▸ Task objective
Set down the material below word for word, excluding the pictures.
— begin Dataset content —
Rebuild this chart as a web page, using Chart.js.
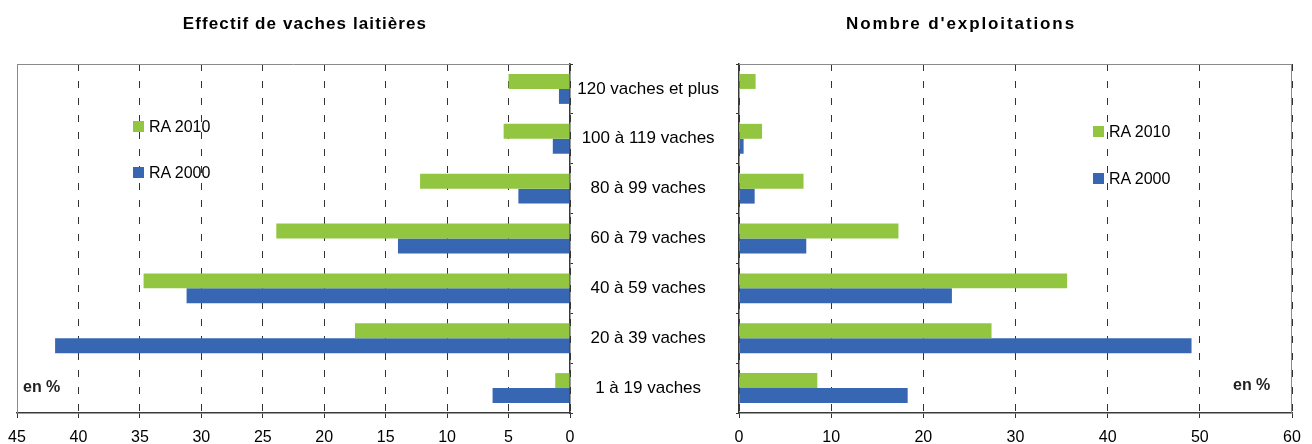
<!DOCTYPE html>
<html>
<head>
<meta charset="utf-8">
<script src="https://cdn.jsdelivr.net/npm/chart.js@4.4.1/dist/chart.umd.min.js"></script>
<style>
    body { margin: 0; background: #fff; font-family: 'Liberation Sans', Arial, sans-serif; }
    .wrap { position: relative; width: 1312px; height: 444px; overflow: hidden; }
    canvas { position: absolute; top: 0; }
    .title { position: absolute; top: 14px; font-weight: bold; font-size: 17px; text-align: center; color: #000; }
    .leg { position: absolute; font-size: 16px; color: #000; line-height: 18px; }
    .leg span { display: inline-block; width: 11px; height: 11px; margin-right: 5px; vertical-align: 0px; }
    .unit { position: absolute; font-weight: bold; font-size: 16px; color: #222; line-height: 18px; }
</style>
</head>
<body>
<div class="wrap">
    <canvas id="left" width="580" height="444" style="left:0"></canvas>
    <canvas id="right" width="742" height="444" style="left:570px"></canvas>

    <div class="title" style="left:150px;width:310px;letter-spacing:1.1px">Effectif de vaches laitières</div>
    <div class="title" style="left:806px;width:310px;letter-spacing:1.9px">Nombre d'exploitations</div>

    <div class="leg" style="left:133px;top:118px"><span style="background:#92C640"></span>RA 2010</div>
    <div class="leg" style="left:133px;top:164px"><span style="background:#3767B3"></span>RA 2000</div>
    <div class="leg" style="left:1093px;top:123px"><span style="background:#92C640"></span>RA 2010</div>
    <div class="leg" style="left:1093px;top:170px"><span style="background:#3767B3"></span>RA 2000</div>

    <div class="unit" style="left:23px;top:378px">en %</div>
    <div class="unit" style="left:1233px;top:376px">en %</div>
</div>

<script>
// classes de taille de troupeau (du haut vers le bas)
const categories = ['120 vaches et plus', '100 à 119 vaches', '80 à 99 vaches', '60 à 79 vaches', '40 à 59 vaches', '20 à 39 vaches', '1 à 19 vaches'];

// effectif de vaches laitieres, en %
const vaches2010 = [5.0, 5.4, 12.2, 23.9, 34.7, 17.5, 1.2];
const vaches2000 = [0.9, 1.4, 4.2, 14.0, 31.2, 41.9, 6.3];

// nombre d'exploitations, en %
const exploit2010 = [1.8, 2.5, 7.0, 17.3, 35.6, 27.4, 8.5];
const exploit2000 = [0, 0.5, 1.7, 7.3, 23.1, 49.1, 18.3];

// graduations
const leftMax = 45, leftStep = 5;
const rightMax = 60, rightStep = 10;

const GREEN = '#92C640';
const BLUE = '#3767B3';
const FAMILY = "'Liberation Sans', Arial, sans-serif";

// cadre gris en haut + cote exterieur
function framePlugin(side) {
    return {
        id: 'frame',
        afterDraw(chart) {
            const { ctx, chartArea: a } = chart;
            ctx.save();
            ctx.strokeStyle = '#8a8a8a';
            ctx.lineWidth = 1;
            ctx.beginPath();
            const x = side === 'left' ? Math.round(a.left) + 0.5 : Math.round(a.right) - 0.5;
            ctx.moveTo(x, a.bottom);
            ctx.lineTo(x, Math.round(a.top) + 0.5);
            ctx.moveTo(a.left, Math.round(a.top) + 0.5);
            ctx.lineTo(a.right, Math.round(a.top) + 0.5);
            ctx.stroke();
            ctx.restore();
        }
    };
}

function datasets(d2010, d2000) {
    return [
        { label: 'RA 2010', data: d2010, backgroundColor: GREEN, categoryPercentage: 0.6, barPercentage: 1 },
        { label: 'RA 2000', data: d2000, backgroundColor: BLUE, categoryPercentage: 0.6, barPercentage: 1 }
    ];
}

function valueAxis(max, step, reverse) {
    return {
        type: 'linear',
        reverse: reverse,
        min: 0,
        max: max,
        ticks: { stepSize: step, color: '#000', font: { family: FAMILY, size: 16 }, padding: 10, maxRotation: 0, autoSkip: false },
        grid: { color: '#333', lineWidth: 1, tickLength: 5, tickColor: '#333' },
        border: { color: '#3a3a3a', width: 1.5, dash: [7, 10] },
        afterFit: s => {
            s.height = 31;
            // pas de marge pour les libelles extremes : le cadre est place a la main
            s.paddingLeft = 0;
            s.paddingRight = 0;
        }
    };
}

const common = {
    indexAxis: 'y',
    responsive: false,
    animation: false,
    devicePixelRatio: 1,
    plugins: { legend: { display: false }, tooltip: { enabled: false }, title: { display: false } }
};

new Chart(document.querySelector('#left'), {
    type: 'bar',
    data: { labels: categories, datasets: datasets(vaches2010, vaches2000) },
    options: {
        ...common,
        layout: { padding: { left: 17, top: 64, right: 0, bottom: 0 } },
        scales: {
            x: valueAxis(leftMax, leftStep, true),
            y: {
                position: 'right',
                offset: true,
                ticks: { display: false },
                grid: { drawOnChartArea: false, offset: true, tickLength: 3, tickColor: '#333' },
                border: { color: '#3a3a3a', width: 1.5 },
                afterFit: s => { s.width = 10; }
            }
        }
    },
    plugins: [framePlugin('left')]
});

new Chart(document.querySelector('#right'), {
    type: 'bar',
    data: { labels: categories, datasets: datasets(exploit2010, exploit2000) },
    options: {
        ...common,
        layout: { padding: { left: 0, top: 64, right: 20, bottom: 0 } },
        scales: {
            x: valueAxis(rightMax, rightStep, false),
            y: {
                position: 'left',
                offset: true,
                ticks: { crossAlign: 'center', padding: 17, color: '#000', font: { family: FAMILY, size: 17 } },
                grid: { drawOnChartArea: false, offset: true, tickLength: 3, tickColor: '#333' },
                border: { color: '#3a3a3a', width: 1.5 },
                afterFit: s => { s.width = 169; }
            }
        }
    },
    plugins: [framePlugin('right')]
});
</script>
</body>
</html>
— end Dataset content —
▸ Solved exercise
Rebuild this chart as a web page, using Chart.js.
<!DOCTYPE html>
<html>
<head>
<meta charset="utf-8">
<script src="https://cdn.jsdelivr.net/npm/chart.js@4.4.1/dist/chart.umd.min.js"></script>
<style>
    body { margin: 0; background: #fff; font-family: 'Liberation Sans', Arial, sans-serif; }
    .wrap { position: relative; width: 1312px; height: 444px; overflow: hidden; }
    canvas { position: absolute; top: 0; }
    .title { position: absolute; top: 14px; font-weight: bold; font-size: 17px; text-align: center; color: #000; }
    .leg { position: absolute; font-size: 16px; color: #000; line-height: 18px; }
    .leg span { display: inline-block; width: 11px; height: 11px; margin-right: 5px; vertical-align: 0px; }
    .unit { position: absolute; font-weight: bold; font-size: 16px; color: #222; line-height: 18px; }
</style>
</head>
<body>
<div class="wrap">
    <canvas id="left" width="580" height="444" style="left:0"></canvas>
    <canvas id="right" width="742" height="444" style="left:570px"></canvas>

    <div class="title" style="left:150px;width:310px;letter-spacing:1.1px">Effectif de vaches laitières</div>
    <div class="title" style="left:806px;width:310px;letter-spacing:1.9px">Nombre d'exploitations</div>

    <div class="leg" style="left:133px;top:118px"><span style="background:#92C640"></span>RA 2010</div>
    <div class="leg" style="left:133px;top:164px"><span style="background:#3767B3"></span>RA 2000</div>
    <div class="leg" style="left:1093px;top:123px"><span style="background:#92C640"></span>RA 2010</div>
    <div class="leg" style="left:1093px;top:170px"><span style="background:#3767B3"></span>RA 2000</div>

    <div class="unit" style="left:23px;top:378px">en %</div>
    <div class="unit" style="left:1233px;top:376px">en %</div>
</div>

<script>
// classes de taille de troupeau (du haut vers le bas)
const categories = ['120 vaches et plus', '100 à 119 vaches', '80 à 99 vaches', '60 à 79 vaches', '40 à 59 vaches', '20 à 39 vaches', '1 à 19 vaches'];

// effectif de vaches laitieres, en %
const vaches2010 = [5.0, 5.4, 12.2, 23.9, 34.7, 17.5, 1.2];
const vaches2000 = [0.9, 1.4, 4.2, 14.0, 31.2, 41.9, 6.3];

// nombre d'exploitations, en %
const exploit2010 = [1.8, 2.5, 7.0, 17.3, 35.6, 27.4, 8.5];
const exploit2000 = [0, 0.5, 1.7, 7.3, 23.1, 49.1, 18.3];

// graduations
const leftMax = 45, leftStep = 5;
const rightMax = 60, rightStep = 10;

const GREEN = '#92C640';
const BLUE = '#3767B3';
const FAMILY = "'Liberation Sans', Arial, sans-serif";

// cadre gris en haut + cote exterieur
function framePlugin(side) {
    return {
        id: 'frame',
        afterDraw(chart) {
            const { ctx, chartArea: a } = chart;
            ctx.save();
            ctx.strokeStyle = '#8a8a8a';
            ctx.lineWidth = 1;
            ctx.beginPath();
            const x = side === 'left' ? Math.round(a.left) + 0.5 : Math.round(a.right) - 0.5;
            ctx.moveTo(x, a.bottom);
            ctx.lineTo(x, Math.round(a.top) + 0.5);
            ctx.moveTo(a.left, Math.round(a.top) + 0.5);
            ctx.lineTo(a.right, Math.round(a.top) + 0.5);
            ctx.stroke();
            ctx.restore();
        }
    };
}

function datasets(d2010, d2000) {
    return [
        { label: 'RA 2010', data: d2010, backgroundColor: GREEN, categoryPercentage: 0.6, barPercentage: 1 },
        { label: 'RA 2000', data: d2000, backgroundColor: BLUE, categoryPercentage: 0.6, barPercentage: 1 }
    ];
}

function valueAxis(max, step, reverse) {
    return {
        type: 'linear',
        reverse: reverse,
        min: 0,
        max: max,
        ticks: { stepSize: step, color: '#000', font: { family: FAMILY, size: 16 }, padding: 10, maxRotation: 0, autoSkip: false },
        grid: { color: '#333', lineWidth: 1, tickLength: 5, tickColor: '#333' },
        border: { color: '#3a3a3a', width: 1.5, dash: [7, 10] },
        afterFit: s => {
            s.height = 31;
            // pas de marge pour les libelles extremes : le cadre est place a la main
            s.paddingLeft = 0;
            s.paddingRight = 0;
        }
    };
}

const common = {
    indexAxis: 'y',
    responsive: false,
    animation: false,
    devicePixelRatio: 1,
    plugins: { legend: { display: false }, tooltip: { enabled: false }, title: { display: false } }
};

new Chart(document.querySelector('#left'), {
    type: 'bar',
    data: { labels: categories, datasets: datasets(vaches2010, vaches2000) },
    options: {
        ...common,
        layout: { padding: { left: 17, top: 64, right: 0, bottom: 0 } },
        scales: {
            x: valueAxis(leftMax, leftStep, true),
            y: {
                position: 'right',
                offset: true,
                ticks: { display: false },
                grid: { drawOnChartArea: false, offset: true, tickLength: 3, tickColor: '#333' },
                border: { color: '#3a3a3a', width: 1.5 },
                afterFit: s => { s.width = 10; }
            }
        }
    },
    plugins: [framePlugin('left')]
});

new Chart(document.querySelector('#right'), {
    type: 'bar',
    data: { labels: categories, datasets: datasets(exploit2010, exploit2000) },
    options: {
        ...common,
        layout: { padding: { left: 0, top: 64, right: 20, bottom: 0 } },
        scales: {
            x: valueAxis(rightMax, rightStep, false),
            y: {
                position: 'left',
                offset: true,
                ticks: { crossAlign: 'center', padding: 17, color: '#000', font: { family: FAMILY, size: 17 } },
                grid: { drawOnChartArea: false, offset: true, tickLength: 3, tickColor: '#333' },
                border: { color: '#3a3a3a', width: 1.5 },
                afterFit: s => { s.width = 169; }
            }
        }
    },
    plugins: [framePlugin('right')]
});
</script>
</body>
</html>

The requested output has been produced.